Despite the André Gide quote that rests on this page, I do not consider myself to be an artist. I don’t even think of myself as being a writer. I do, however, subscribe to most of that which Gide believed. Re-reading his words made me think of how I discovered him and how that discovery changed me in more ways than one.
As a junior at a small liberal arts college, I was at a crossroads. I had recently chosen Humanities as a major only because the idea of being an English major didn’t exactly thrill me. (I had no desire to read any American literature.) While choosing my courses for my second semester, my advisor recommended a class called “Love and the Ideal in European Literature”. While the title of the course intrigued me, I was quite skeptical. Not only was I (sadly) unfamiliar with most of the writers we would be studying (Proust, Flaubert, Cervantes, and, of course, Gide), the professor teaching it was considered by most students to have incredibly high expectations. However, after some encouragement, I decided to enroll in the course.
I still remember the first day of that class. While Professor Christine Pabon is a tiny woman, her presence and the way she framed the intellectual journey our class would take together was commanding. She talked about how the authors we were going to read all wrote about love and this quest for “the ideal” and how it was something to which we could all relate. She referenced philosophy and art. She even described the infamous “butter scene” in “Last Tango in Paris” as one of the most sensual and erotic scenes in film history. I was hooked. However, it was after reading and writing about Gide’s The Immoralist that my conversion to being what my friends and I call a “Pabonian” was complete.
The Immoralist is about Michel, a newlywed man who embarks on a physical and emotional journey with his bride. After becoming ill on his honeymoon while traveling through North Africa and parts of Europe, Michel experiences a spiritual awakening. Not only does he begin to question his religious beliefs, he also discovers his love for all that is sensual and sensuous and begins to believe that a life spent living in the present is essential to being one’s “authentic self”. As I had just come out, I found this story fascinating, especially since Gide’s story also alluded to homosexuality. The entire class was required to write their final paper on The Immoralist and I approached the task with great fervor. In my paper, I compared Michel’s struggle with that of Theseus going through the labyrinth (the subject of Gide’s final work) and how his homosexuality and desire to live fully in the present has serious consequences, both good and bad. I felt that it was the best paper I had written during my first two years of college and I eagerly anticipated the “A” I would receive. However, I was completely distraught when the paper came back to me with a grade of “B+”. Yet, it was Christine’s encouraging comments that led to what would become a long and fruitful personal and academic relationship. She wrote, “I have enjoyed your pleasure and your strong reactions to the works we have read this semester. You seem to have been ‘available’ to their transforming influences. May you always be so!” I realized that never before had a professor sparked any type of intellectual curiosity within me. More importantly, no professor had ever expressed appreciation for my contributions.
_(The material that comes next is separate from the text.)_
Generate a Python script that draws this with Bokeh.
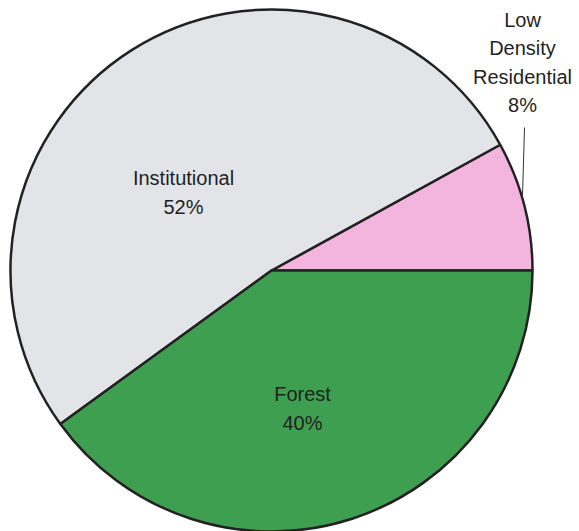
import numpy as np
from bokeh.plotting import figure
from bokeh.models import Range1d, ColumnDataSource
from bokeh.core.properties import value
from bokeh.embed import file_html
from bokeh.resources import INLINE

# Land use shares (percent), listed counter-clockwise from the east
categories = ["Low Density Residential", "Institutional", "Forest"]
shares = [8, 52, 40]
label_texts = ["Low\nDensity\nResidential\n8%", "Institutional\n52%", "Forest\n40%"]
colors = ["#f3b5de", "#e3e4e8", "#3f9f50"]

W, H = 579, 531
cx, cy, r = 271, H - 270, 261

frac = np.array(shares, dtype=float) / sum(shares)
ends = np.cumsum(frac) * 2 * np.pi
starts = np.concatenate([[0.0], ends[:-1]])

src = ColumnDataSource(dict(cat=categories, start=starts, end=ends, color=colors))

p = figure(width=W, height=H, x_range=Range1d(0, W), y_range=Range1d(0, H),
           output_backend="svg", toolbar_location=None, min_border=0)
p.axis.visible = False
p.grid.visible = False
p.outline_line_color = None
p.background_fill_color = "white"
p.border_fill_color = "white"

p.wedge(x=cx, y=cy, radius=r, radius_units="data",
        start_angle="start", end_angle="end", source=src,
        fill_color="color", line_color="#222222", line_width=2.5)

# label positions (pixel layout, top-left origin)
lab_x = [522, 183, 302]
lab_y = [62, 192, 408]
p.text(x=lab_x, y=[H - v for v in lab_y], text=label_texts,
       text_font=value("Liberation Sans"), text_font_size="20px",
       text_color="#1f1f1f", text_align="center", text_baseline="middle",
       text_line_height=1.3)

# leader line from the small slice to its label
p.segment(x0=[524], y0=[H - 127], x1=[522], y1=[H - 195],
          line_color="#333333", line_width=1)

open("out.html", "w").write(file_html(p, INLINE))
The following year, not only did Christine serve as the main advisor for my thesis (a comparative study between Gide’s The Immoralist and Wilde’s The Picture of Dorian Gray), but I also took her class “Uses of the Imagination in Cervantes and Shakespeare” (I got an “A”.) and we even co-wrote a conference paper together. As our academic relationship became more solid, so did our personal relationship. We attended plays together, embarked on a road trip, and I even spent some weekends at her home. Soon she began to call herself my second mother.
My best friend Bridgette (a fellow “Pabonian”), me and Christine at commencement.
When I was hospitalized for several months nine years ago, Christine was one of the first people to call me. Eager to keep my spirits up, she provided me with a reading list that included Doris Lessing, Zola, and Phillip Roth. But first, she said, I needed to re-read The Immoralist. Once again, the transformative powers of Gide (and indirectly Christine) took effect. Michel’s journey was now my own journey and Gide’s message was even more powerful and relevant.
In 2005, Christine and her husband retired. I attended their retirement party and Christine delivered a very moving speech. During that speech she said, “To spend one’s life and work in the world of metaphor, to explore vital questions, to transmit a heritage of moral and spiritual values through the art and literature that reflect them, to have a sense of laying the foundation for future progress, to pursue one’s own voyage while guiding or accompanying the students on theirs—these are the gifts, I believe, we are given as teachers.” Yet it was she who provided me with numerous gifts. Not only was her friendship a priceless gift, but she also provided me with the desire and ability to love art and literature and allow them to influence and transform me.
Christine and I don’t speak with or see each other as much as we both would like as she spends most of her time in Spain. Yet whenever I discover a great book, watch a beautiful film or even look at all the works of Gide that line my bookshelves, I am reminded of her. By introducing me to André Gide, Christine Pabon made me who I am. Literature, art, and film are my religion and they continue to influence me in all that I do. More importantly, like Gide, I will live life as I want to recount it. Without having a teacher and friend like Christine, I may have never learned this. For that, I am eternally grateful.